Is there demand for product management cartoons? A simple test.
For the first time ever, I single handedly created an animated short. Our heroine, “The Product manager,” tries to explain her job to a co-worker. The video is supposed to highlight challenges PMs deal with and poke a little fun at ourselves and maybe even have a piece of advice or two. But what is really interesting about this video?
I made this cartoon in under two hours and for less than three dollars with a service called xtranormal. And when I say made, I mean I wrote the script, created an xtranormal account, learned their tool, picked my characters, and “shot my animation” sequence.[Small side note: If you’ve watched the video, I do have to give credit to Ivan Chalif, The Productologist, for the idea that PMs may not really be the CEO of their product.]
Now, contrast that to another great product management cartoon I just saw from Accept Software. The series is called “Wally’s World” and the first installment is called “Wally Innovates in a New Way.” It’s a great piece of work with an entertaining storyline and high production value. But to get this level of quality and craftsmanship probably cost between $5,000 – $10,000 and required a team of professionals three weeks to complete.
Xtranormal let me get my animation to market about 20x faster and for about 100% less cost.
- Is the animation as rich as Wally’s World? No.
- Are the voices natural sounding as in Wally’s World? No.
- Is my video anywhere as nice as Wally’s Word? Absolutely not!
- But is it good enough? Just maybe.
Xtranormal could be a real disrupter in the market place, just as blogs have been to traditional media, and provide an alternative to budget strapped product marketers as well. In 2009, I wrote an article entitled “Product Management on a Dime”. This might be called Product Marketing on a dime. Currently the quality gap between the two solutions is high, but that will likely shrink over time.

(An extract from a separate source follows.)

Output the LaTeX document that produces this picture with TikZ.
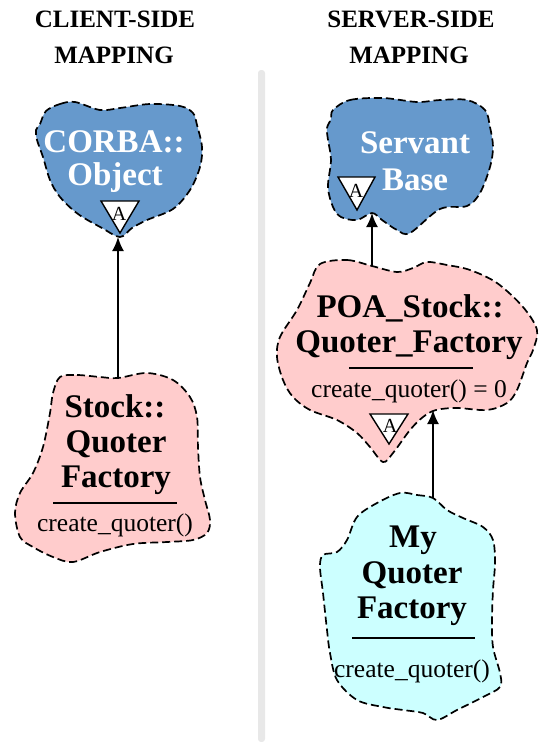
\documentclass[tikz,border=0pt]{standalone}
\usepackage{fontspec}
\setmainfont{Liberation Serif}
\usetikzlibrary{arrows.meta}
\definecolor{cblue}{RGB}{102,153,204}
\definecolor{cpink}{RGB}{255,204,204}
\definecolor{ccyan}{RGB}{204,255,255}
\definecolor{cdiv}{RGB}{232,232,232}
\tikzset{
  blob/.style={draw=black, line width=1.7pt, dash pattern=on 8pt off 4pt},
  ttl/.style={font=\fontsize{33}{36}\selectfont\bfseries, anchor=base, inner sep=0pt},
  ttlw/.style={ttl, text=white},
  meth/.style={font=\fontsize{25.5}{28}\selectfont, anchor=base, inner sep=0pt},
  hdr/.style={font=\fontsize{25}{28}\selectfont\bfseries, anchor=base, inner sep=0pt},
  abstri/.style={draw=black, fill=white, line width=1.4pt, line join=miter},
  absA/.style={font=\fontsize{20}{22}\selectfont, anchor=base, inner sep=0pt},
  arr/.style={line width=2pt, -{Latex[length=14pt,width=12pt]}},
  sepl/.style={line width=1.6pt},
}
\begin{document}
\begin{tikzpicture}[x=1pt,y=-1pt]
\useasboundingbox (0,0) rectangle (542,742);
% divider
\fill[cdiv, rounded corners=3pt] (258,70) rectangle (265,742);

% headings
\node[hdr] (hcl1) at (115,27) {CLIENT-SIDE};
\node[hdr] (hcl2) at (114,63) {MAPPING};
\node[hdr] (hsv1) at (411,27) {SERVER-SIDE};
\node[hdr] (hsv2) at (409,63) {MAPPING};

% ---------- CORBA::Object ----------
\filldraw[blob, fill=cblue] plot[smooth cycle, tension=0.55] coordinates {
 (46,111) (60,104) (75,102) (100,110) (120,108) (150,104) (180,106) (193,113)
 (197,125) (202,147) (200,167) (190,190) (173,209) (147,220) (132,228) (120,237)
 (102,228) (78,214) (60,197) (50,180) (43,157) (37,140) (36,130) (40,124)};
\node[ttlw] (corba1) at (114,152) {CORBA::};
\node[ttlw] (corba2) at (115,185) {Object};
\draw[abstri] (101,201) -- (139,201) -- (120,233) -- cycle;
\node[absA] (corbaA) at (119,220) {A};
\coordinate (corbaBot) at (118,237);

% ---------- Stock::Quoter Factory ----------
\filldraw[blob, fill=cpink] plot[smooth cycle, tension=0.55] coordinates {
 (60,377) (77,375) (100,377) (118,378) (147,373) (173,380) (190,397) (197,417)
 (198,447) (200,477) (205,500) (210,520) (207,533) (193,540) (167,542) (133,544)
 (100,552) (73,562) (53,557) (33,547) (20,537) (15,513) (20,493) (33,473)
 (43,447) (50,413) (53,393)};
\node[ttl] (stock1) at (115,417) {Stock::};
\node[ttl] (stock2) at (116,452) {Quoter};
\node[ttl] (stock3) at (116,487) {Factory};
\draw[sepl] (53,503) -- (177,503);
\node[meth] (stockm) at (115,531) {create\_quoter()};
\coordinate (stockTop) at (118,378);

% ---------- Servant Base ----------
\filldraw[blob, fill=cblue] plot[smooth cycle, tension=0.55] coordinates {
 (333,110) (350,100) (383,98) (417,102) (440,100) (467,100) (485,110) (490,127)
 (493,147) (490,167) (480,193) (467,206) (440,209) (410,233) (397,230) (382,220)
 (372,213) (357,220) (341,217) (333,207) (328,187) (331,160) (328,140) (327,128)
 (331,119)};
\node[ttlw] (serv1) at (415,153) {Servant};
\node[ttlw] (serv2) at (415,190) {Base};
\draw[abstri] (338,177) -- (375,177) -- (357,210) -- cycle;
\node[absA] (servA) at (356,197) {A};
\coordinate (servBot) at (372,213);

% ---------- POA_Stock::Quoter_Factory ----------
\filldraw[blob, fill=cpink] plot[smooth cycle, tension=0.55] coordinates {
 (320,264) (347,260) (372,266) (397,272) (413,268) (427,262) (447,265) (470,270)
 (497,283) (523,307) (537,330) (533,350) (527,363) (517,390) (507,403) (487,410)
 (457,408) (436,410) (423,417) (410,430) (393,453) (383,462) (370,447) (357,433)
 (337,420) (310,410) (293,397) (283,380) (277,357) (280,337) (297,310) (310,283)};
\node[ttl] (poa1) at (410,317) {POA\_Stock::};
\node[ttl] (poa2) at (409,352) {Quoter\_Factory};
\draw[sepl] (349,368) -- (473,368);
\node[meth] (poam) at (409,397) {create\_quoter() = 0};
\draw[abstri] (370,414) -- (408,414) -- (389,444) -- cycle;
\node[absA] (poaA) at (390,432) {A};
\coordinate (poaTop) at (372,266);
\coordinate (poaBot) at (433,410);

% ---------- My Quoter Factory ----------
\filldraw[blob, fill=ccyan] plot[smooth cycle, tension=0.55] coordinates {
 (400,493) (417,495) (433,498) (447,510) (463,518) (483,527) (493,540) (495,563)
 (493,590) (492,620) (493,647) (500,673) (500,687) (483,697) (457,710) (437,720)
 (423,713) (403,710) (383,707) (357,700) (337,680) (330,653) (327,630) (323,593)
 (320,567) (323,555) (337,552) (347,540) (357,517) (377,503)};
\node[ttl] (my1) at (413,547) {My};
\node[ttl] (my2) at (412,583) {Quoter};
\node[ttl] (my3) at (412,618) {Factory};
\draw[sepl] (352,638) -- (475,638);
\node[meth] (mym) at (412,677) {create\_quoter()};
\coordinate (myTop) at (433,498);

% ---------- connectors ----------
\draw[arr] (stockTop) -- (corbaBot);
\draw[arr] (poaTop) -- (servBot);
\draw[arr] (myTop) -- (poaBot);
\end{tikzpicture}
\end{document}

To be clear and knowing the team at Accept, they have likely done their research and spent their time and money wisely in producing their slick animated marketing piece. Our target audiences and what we are trying to accomplish are both quite different. In my case, a low fidelity animation makes sense. This will not always be the case.
I have a theory. I think our profession has grown to the point in sophistication and size where there is an audience for product management animations. I could have spent a month and $10,000 to see if I was right. Instead, I was able to test my theory quickly and for hardly any cost. If the animation gets a lot of views (over 700 and counting), I’ll create more shows. If not, well, it hasn’t cost much time or money, and I’ll just stick to blogging. The lesson to learn here and question to ask ourselves when developing any new concept is “What’s the fastest and least expensive way to validate our hypothesis?” Sometimes the path might be shorter than you think.